Stated exercise: Filter the listing and keep only the lines with the word "this".

Recorded data:
○ ○ ○ ○ ○
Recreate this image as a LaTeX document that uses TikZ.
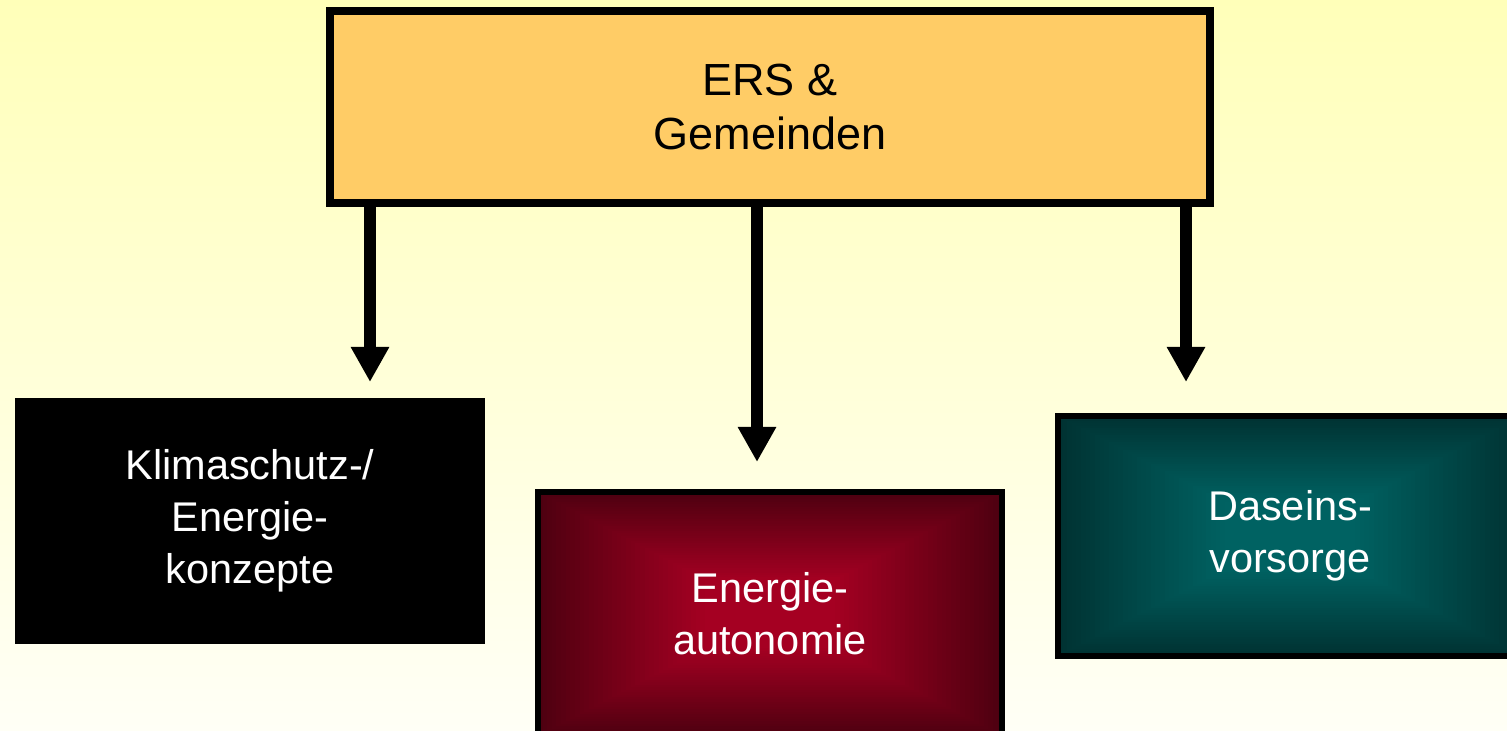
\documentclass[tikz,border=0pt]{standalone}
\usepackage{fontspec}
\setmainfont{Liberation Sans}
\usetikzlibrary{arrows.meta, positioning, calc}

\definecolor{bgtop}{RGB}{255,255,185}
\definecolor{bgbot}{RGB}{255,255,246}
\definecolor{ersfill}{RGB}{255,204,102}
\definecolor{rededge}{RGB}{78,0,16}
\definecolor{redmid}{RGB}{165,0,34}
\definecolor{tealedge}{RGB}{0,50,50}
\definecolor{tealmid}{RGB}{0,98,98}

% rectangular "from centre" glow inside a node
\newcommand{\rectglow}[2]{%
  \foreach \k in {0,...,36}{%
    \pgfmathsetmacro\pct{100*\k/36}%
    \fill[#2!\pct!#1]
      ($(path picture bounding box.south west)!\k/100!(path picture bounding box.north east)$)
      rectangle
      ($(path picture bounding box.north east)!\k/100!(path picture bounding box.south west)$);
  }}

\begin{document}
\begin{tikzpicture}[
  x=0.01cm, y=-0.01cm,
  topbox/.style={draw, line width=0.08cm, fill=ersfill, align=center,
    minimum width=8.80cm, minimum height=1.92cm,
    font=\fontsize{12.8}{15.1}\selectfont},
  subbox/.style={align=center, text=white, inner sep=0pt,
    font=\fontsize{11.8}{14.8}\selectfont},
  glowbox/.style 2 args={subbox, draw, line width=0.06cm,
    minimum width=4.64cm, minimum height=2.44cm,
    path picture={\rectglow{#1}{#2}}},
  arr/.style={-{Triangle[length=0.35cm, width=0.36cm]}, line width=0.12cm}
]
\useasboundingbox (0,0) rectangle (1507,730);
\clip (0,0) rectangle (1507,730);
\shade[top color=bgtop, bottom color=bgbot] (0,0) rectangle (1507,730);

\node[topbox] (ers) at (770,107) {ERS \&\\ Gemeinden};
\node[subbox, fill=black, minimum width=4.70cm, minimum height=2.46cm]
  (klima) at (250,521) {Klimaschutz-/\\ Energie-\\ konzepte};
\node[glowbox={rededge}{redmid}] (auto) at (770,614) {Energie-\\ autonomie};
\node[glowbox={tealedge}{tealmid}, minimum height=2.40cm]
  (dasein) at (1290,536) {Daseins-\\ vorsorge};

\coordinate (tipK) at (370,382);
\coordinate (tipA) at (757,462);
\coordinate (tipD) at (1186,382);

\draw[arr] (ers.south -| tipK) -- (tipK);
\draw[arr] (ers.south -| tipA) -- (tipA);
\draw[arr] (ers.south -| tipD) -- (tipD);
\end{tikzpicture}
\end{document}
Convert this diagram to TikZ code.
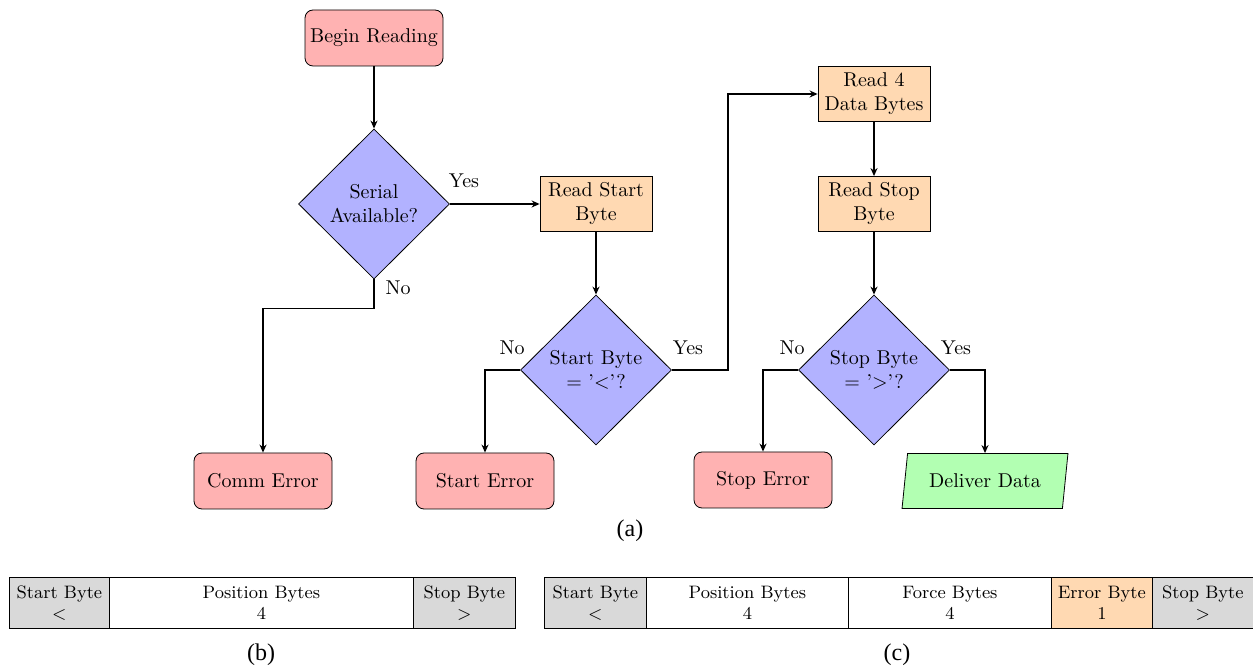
○ ○ ○ ○ ○
Result:
Recreate this image as a LaTeX document that uses TikZ.
Convert this diagram to TikZ code.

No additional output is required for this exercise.